**Brief**.
Return every line below in which "seaborn" appears.

**Data segment**.
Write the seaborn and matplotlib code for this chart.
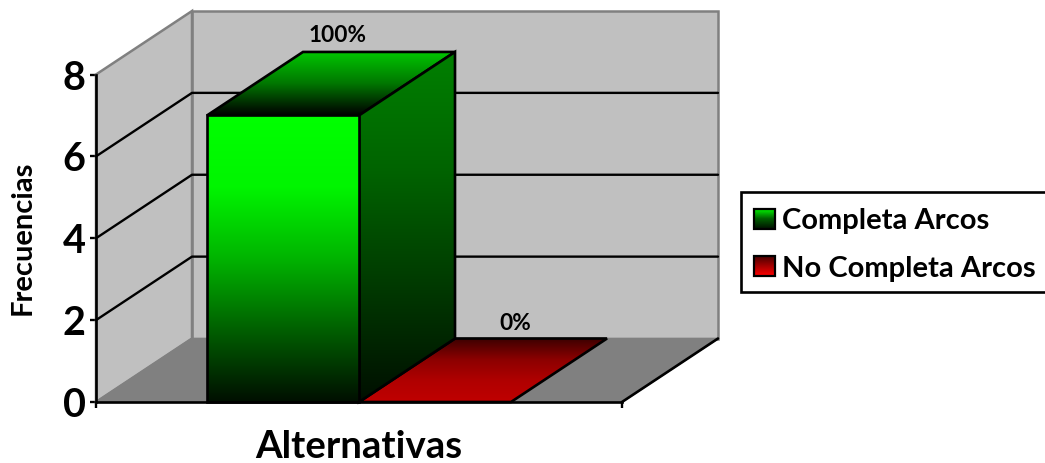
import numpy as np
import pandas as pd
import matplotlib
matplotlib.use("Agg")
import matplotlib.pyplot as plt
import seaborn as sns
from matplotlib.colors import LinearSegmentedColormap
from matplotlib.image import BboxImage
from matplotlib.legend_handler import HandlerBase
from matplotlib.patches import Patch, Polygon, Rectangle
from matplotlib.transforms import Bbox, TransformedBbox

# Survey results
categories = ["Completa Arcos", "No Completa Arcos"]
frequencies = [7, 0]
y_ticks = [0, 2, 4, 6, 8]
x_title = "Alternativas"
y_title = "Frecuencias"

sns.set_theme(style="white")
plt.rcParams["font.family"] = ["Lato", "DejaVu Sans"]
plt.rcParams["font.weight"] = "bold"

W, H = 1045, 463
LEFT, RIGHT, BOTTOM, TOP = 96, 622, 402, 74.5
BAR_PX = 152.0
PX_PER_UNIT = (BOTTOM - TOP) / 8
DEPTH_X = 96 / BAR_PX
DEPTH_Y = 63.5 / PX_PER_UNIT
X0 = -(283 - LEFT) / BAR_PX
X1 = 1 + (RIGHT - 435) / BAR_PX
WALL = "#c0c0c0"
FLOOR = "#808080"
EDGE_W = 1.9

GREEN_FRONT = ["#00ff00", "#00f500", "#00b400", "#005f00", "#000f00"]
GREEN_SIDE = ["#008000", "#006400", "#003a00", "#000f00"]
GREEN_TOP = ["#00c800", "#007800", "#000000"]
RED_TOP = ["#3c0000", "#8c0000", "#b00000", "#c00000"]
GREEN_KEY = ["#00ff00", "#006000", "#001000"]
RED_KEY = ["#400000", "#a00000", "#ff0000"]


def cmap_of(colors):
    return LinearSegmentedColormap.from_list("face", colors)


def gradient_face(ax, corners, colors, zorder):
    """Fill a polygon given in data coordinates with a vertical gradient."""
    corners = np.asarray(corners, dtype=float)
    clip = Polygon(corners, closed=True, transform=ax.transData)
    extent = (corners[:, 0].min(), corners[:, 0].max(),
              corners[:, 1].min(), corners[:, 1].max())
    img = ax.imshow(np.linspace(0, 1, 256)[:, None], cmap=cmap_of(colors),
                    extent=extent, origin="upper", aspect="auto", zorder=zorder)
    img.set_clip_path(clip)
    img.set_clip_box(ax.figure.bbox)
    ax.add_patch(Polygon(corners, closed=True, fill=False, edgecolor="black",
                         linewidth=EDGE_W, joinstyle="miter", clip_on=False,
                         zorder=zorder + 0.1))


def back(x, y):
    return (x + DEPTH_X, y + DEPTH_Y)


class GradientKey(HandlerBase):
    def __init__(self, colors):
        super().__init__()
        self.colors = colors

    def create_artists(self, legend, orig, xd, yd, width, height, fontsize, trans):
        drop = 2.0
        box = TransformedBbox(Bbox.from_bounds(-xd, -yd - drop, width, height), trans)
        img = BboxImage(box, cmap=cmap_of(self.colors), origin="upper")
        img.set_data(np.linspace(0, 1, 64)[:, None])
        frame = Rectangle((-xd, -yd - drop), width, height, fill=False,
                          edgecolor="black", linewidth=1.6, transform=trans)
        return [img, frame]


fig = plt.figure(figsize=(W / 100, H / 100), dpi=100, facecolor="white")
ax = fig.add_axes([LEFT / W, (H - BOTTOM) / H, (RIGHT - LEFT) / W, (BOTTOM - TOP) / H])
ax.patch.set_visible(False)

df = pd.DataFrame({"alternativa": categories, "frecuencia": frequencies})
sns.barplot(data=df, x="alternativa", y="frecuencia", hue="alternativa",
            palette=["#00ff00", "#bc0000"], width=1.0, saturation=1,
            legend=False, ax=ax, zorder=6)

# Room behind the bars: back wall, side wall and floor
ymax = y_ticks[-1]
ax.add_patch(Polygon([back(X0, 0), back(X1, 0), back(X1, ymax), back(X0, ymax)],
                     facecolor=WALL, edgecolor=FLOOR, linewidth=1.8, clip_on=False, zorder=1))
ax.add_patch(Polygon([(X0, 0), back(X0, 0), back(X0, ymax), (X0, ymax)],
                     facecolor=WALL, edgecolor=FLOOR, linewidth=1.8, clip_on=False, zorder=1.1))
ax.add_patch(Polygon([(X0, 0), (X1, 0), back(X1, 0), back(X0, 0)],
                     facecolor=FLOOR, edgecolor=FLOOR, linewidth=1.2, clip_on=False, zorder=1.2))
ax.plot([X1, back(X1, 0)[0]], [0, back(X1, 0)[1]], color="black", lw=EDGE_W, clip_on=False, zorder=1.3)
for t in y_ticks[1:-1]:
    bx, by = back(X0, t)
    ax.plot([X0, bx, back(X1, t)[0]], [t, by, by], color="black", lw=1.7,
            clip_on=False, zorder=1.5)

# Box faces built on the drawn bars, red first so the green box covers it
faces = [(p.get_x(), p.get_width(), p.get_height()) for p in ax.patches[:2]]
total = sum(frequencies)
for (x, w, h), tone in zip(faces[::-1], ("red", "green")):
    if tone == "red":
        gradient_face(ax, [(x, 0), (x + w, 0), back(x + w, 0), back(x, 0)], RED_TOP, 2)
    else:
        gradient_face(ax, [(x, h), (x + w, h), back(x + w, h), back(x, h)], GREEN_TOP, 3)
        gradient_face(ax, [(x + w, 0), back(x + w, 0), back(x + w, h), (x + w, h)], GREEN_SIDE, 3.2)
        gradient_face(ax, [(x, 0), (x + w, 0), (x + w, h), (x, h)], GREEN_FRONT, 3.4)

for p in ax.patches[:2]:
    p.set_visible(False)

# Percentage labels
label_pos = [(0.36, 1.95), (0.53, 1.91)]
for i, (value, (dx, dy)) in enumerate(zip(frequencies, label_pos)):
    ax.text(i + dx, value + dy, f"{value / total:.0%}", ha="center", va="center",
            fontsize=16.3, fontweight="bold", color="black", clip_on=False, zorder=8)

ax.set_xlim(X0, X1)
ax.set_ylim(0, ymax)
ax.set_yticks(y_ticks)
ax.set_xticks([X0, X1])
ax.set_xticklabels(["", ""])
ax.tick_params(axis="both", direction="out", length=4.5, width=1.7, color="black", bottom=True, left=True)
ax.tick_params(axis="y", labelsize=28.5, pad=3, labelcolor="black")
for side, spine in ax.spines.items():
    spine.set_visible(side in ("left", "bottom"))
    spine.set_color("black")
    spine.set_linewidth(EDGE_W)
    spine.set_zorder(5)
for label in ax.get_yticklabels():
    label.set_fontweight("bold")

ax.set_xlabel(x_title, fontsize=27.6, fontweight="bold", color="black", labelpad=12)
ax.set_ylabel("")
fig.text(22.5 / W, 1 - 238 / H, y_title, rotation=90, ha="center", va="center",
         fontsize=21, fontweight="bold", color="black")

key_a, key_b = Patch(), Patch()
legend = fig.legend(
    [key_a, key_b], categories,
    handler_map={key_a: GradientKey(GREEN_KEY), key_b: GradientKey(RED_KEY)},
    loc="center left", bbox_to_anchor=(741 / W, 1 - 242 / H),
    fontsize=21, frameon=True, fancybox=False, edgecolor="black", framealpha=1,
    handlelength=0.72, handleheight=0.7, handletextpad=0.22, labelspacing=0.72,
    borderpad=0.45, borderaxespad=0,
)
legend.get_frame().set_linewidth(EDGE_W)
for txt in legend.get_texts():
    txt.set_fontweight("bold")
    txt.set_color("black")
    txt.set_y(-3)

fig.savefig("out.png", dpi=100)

**Result of this exercise**.
Write the seaborn and matplotlib code for this chart.
import seaborn as sns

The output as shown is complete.